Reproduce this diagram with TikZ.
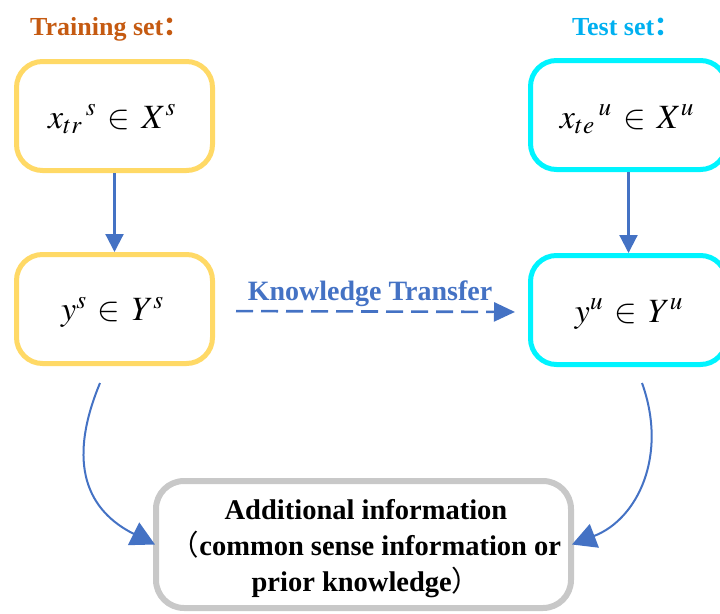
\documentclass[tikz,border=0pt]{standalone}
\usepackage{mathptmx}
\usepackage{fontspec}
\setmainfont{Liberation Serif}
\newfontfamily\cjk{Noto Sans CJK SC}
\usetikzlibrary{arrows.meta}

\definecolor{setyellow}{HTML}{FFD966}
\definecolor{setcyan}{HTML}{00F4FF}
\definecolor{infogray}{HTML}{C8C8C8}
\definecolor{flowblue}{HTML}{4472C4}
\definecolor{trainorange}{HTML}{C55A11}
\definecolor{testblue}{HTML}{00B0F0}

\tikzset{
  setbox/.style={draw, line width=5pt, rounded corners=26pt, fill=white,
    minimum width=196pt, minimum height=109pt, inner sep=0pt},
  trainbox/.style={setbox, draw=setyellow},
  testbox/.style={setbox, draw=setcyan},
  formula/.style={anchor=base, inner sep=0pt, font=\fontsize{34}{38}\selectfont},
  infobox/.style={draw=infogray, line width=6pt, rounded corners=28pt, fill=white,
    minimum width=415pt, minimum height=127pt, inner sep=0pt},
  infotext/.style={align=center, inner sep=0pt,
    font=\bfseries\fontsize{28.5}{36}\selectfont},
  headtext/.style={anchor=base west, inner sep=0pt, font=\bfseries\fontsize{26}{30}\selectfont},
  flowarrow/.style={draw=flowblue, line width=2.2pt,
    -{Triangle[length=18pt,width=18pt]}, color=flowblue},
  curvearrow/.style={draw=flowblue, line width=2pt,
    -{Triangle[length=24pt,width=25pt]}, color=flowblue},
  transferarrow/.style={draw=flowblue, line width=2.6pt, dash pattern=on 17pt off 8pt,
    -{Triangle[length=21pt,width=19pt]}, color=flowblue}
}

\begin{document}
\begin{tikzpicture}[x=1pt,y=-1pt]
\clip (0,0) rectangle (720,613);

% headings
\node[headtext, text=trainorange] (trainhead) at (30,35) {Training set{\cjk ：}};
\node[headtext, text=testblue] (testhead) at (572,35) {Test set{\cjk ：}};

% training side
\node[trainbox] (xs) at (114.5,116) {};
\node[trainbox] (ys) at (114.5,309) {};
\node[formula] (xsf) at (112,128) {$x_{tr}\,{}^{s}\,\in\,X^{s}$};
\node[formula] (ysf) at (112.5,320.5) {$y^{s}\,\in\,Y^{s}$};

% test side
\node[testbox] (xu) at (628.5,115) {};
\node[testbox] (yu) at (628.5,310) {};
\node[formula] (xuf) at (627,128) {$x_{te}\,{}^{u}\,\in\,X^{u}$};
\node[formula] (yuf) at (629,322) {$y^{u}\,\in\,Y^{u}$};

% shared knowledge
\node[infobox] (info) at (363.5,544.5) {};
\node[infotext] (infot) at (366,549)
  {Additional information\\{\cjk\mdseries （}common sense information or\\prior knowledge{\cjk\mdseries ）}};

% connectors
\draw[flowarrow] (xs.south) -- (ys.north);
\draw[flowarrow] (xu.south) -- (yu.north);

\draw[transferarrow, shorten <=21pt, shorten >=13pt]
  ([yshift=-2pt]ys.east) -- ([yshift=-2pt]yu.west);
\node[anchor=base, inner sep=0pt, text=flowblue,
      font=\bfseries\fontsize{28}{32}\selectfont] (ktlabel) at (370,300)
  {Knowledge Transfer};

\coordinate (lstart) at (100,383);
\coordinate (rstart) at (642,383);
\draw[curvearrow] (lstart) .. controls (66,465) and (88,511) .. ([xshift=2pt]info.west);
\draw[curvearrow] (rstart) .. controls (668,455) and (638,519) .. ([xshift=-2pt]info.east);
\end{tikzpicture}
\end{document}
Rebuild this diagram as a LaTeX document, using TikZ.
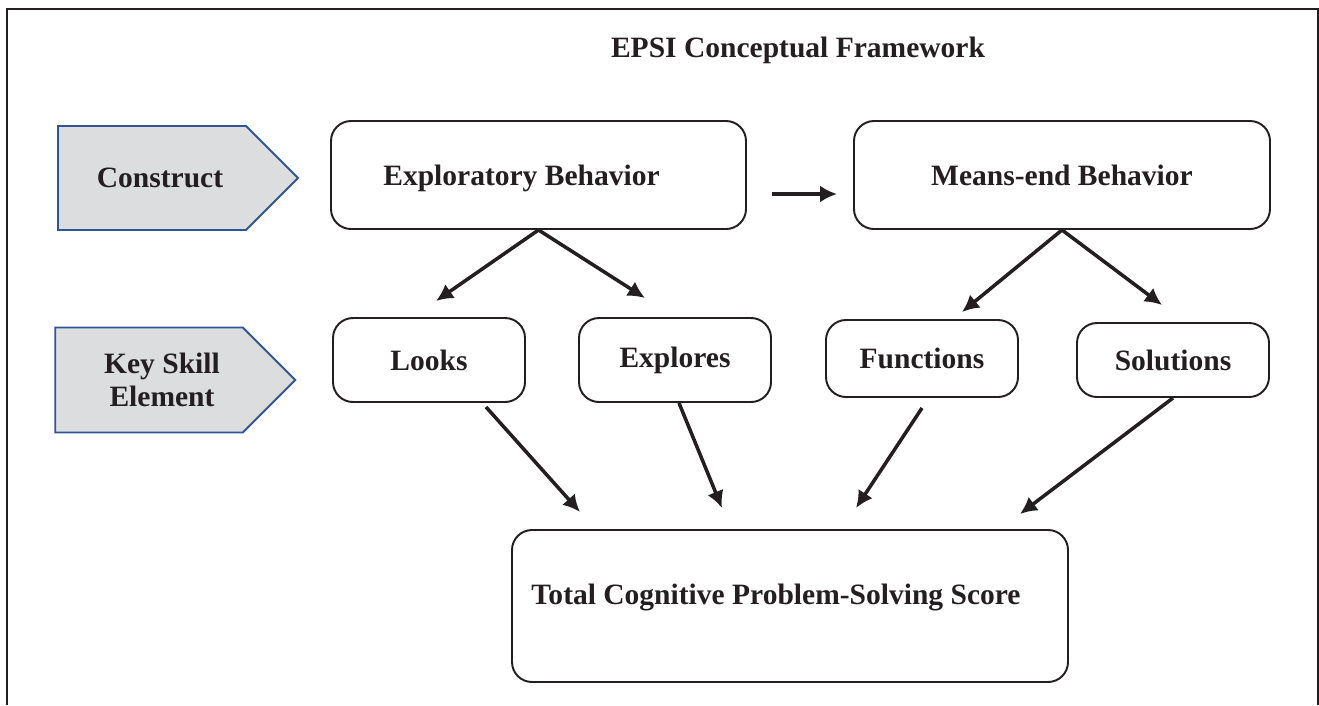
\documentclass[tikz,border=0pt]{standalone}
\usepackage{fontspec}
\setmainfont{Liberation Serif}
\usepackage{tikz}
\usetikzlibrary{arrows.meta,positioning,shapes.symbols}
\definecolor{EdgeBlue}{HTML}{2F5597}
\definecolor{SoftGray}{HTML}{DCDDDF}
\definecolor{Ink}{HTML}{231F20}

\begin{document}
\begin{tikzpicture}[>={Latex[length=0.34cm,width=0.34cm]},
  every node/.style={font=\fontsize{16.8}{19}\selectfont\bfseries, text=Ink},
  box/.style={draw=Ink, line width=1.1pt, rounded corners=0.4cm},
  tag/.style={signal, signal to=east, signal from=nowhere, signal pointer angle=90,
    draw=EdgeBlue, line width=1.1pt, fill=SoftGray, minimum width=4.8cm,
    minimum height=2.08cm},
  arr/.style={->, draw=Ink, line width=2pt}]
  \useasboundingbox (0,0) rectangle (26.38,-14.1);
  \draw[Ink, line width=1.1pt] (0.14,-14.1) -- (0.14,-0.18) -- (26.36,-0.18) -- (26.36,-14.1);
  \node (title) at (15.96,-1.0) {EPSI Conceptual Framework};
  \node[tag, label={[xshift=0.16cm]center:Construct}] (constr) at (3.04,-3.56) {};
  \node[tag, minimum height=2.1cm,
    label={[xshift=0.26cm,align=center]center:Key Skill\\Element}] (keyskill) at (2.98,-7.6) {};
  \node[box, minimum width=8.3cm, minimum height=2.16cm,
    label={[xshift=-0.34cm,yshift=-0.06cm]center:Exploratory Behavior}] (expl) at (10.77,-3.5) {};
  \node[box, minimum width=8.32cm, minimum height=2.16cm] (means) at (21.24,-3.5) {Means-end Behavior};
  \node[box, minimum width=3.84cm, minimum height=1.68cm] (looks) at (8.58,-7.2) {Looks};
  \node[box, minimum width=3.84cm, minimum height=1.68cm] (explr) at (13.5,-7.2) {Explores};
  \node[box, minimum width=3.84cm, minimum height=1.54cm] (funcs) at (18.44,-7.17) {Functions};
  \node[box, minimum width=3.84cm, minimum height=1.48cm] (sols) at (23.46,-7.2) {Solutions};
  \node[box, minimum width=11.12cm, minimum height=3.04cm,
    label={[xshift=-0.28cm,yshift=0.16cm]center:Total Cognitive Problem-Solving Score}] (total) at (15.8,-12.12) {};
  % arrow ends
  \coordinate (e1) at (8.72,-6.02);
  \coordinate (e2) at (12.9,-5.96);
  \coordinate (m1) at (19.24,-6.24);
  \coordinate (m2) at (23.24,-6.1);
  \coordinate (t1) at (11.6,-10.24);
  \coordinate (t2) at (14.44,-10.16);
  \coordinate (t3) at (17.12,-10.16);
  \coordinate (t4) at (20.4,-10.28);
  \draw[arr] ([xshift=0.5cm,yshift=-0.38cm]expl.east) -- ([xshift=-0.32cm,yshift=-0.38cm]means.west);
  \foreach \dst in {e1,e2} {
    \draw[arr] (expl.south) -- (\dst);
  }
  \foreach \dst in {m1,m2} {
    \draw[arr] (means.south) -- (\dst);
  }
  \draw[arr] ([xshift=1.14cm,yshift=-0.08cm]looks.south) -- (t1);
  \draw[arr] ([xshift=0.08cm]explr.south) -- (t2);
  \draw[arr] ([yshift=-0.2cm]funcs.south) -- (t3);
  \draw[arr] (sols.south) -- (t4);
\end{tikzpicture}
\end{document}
======
**Exercise prompt**
Write out exactly the lines between the start of the data and the line with "text=testblue] (testhead) at", including both, but none of the pictures.

**Exercise solution**
Reproduce this diagram with TikZ.
\documentclass[tikz,border=0pt]{standalone}
\usepackage{mathptmx}
\usepackage{fontspec}
\setmainfont{Liberation Serif}
\newfontfamily\cjk{Noto Sans CJK SC}
\usetikzlibrary{arrows.meta}

\definecolor{setyellow}{HTML}{FFD966}
\definecolor{setcyan}{HTML}{00F4FF}
\definecolor{infogray}{HTML}{C8C8C8}
\definecolor{flowblue}{HTML}{4472C4}
\definecolor{trainorange}{HTML}{C55A11}
\definecolor{testblue}{HTML}{00B0F0}

\tikzset{
  setbox/.style={draw, line width=5pt, rounded corners=26pt, fill=white,
    minimum width=196pt, minimum height=109pt, inner sep=0pt},
  trainbox/.style={setbox, draw=setyellow},
  testbox/.style={setbox, draw=setcyan},
  formula/.style={anchor=base, inner sep=0pt, font=\fontsize{34}{38}\selectfont},
  infobox/.style={draw=infogray, line width=6pt, rounded corners=28pt, fill=white,
    minimum width=415pt, minimum height=127pt, inner sep=0pt},
  infotext/.style={align=center, inner sep=0pt,
    font=\bfseries\fontsize{28.5}{36}\selectfont},
  headtext/.style={anchor=base west, inner sep=0pt, font=\bfseries\fontsize{26}{30}\selectfont},
  flowarrow/.style={draw=flowblue, line width=2.2pt,
    -{Triangle[length=18pt,width=18pt]}, color=flowblue},
  curvearrow/.style={draw=flowblue, line width=2pt,
    -{Triangle[length=24pt,width=25pt]}, color=flowblue},
  transferarrow/.style={draw=flowblue, line width=2.6pt, dash pattern=on 17pt off 8pt,
    -{Triangle[length=21pt,width=19pt]}, color=flowblue}
}

\begin{document}
\begin{tikzpicture}[x=1pt,y=-1pt]
\clip (0,0) rectangle (720,613);

% headings
\node[headtext, text=trainorange] (trainhead) at (30,35) {Training set{\cjk ：}};
\node[headtext, text=testblue] (testhead) at (572,35) {Test set{\cjk ：}};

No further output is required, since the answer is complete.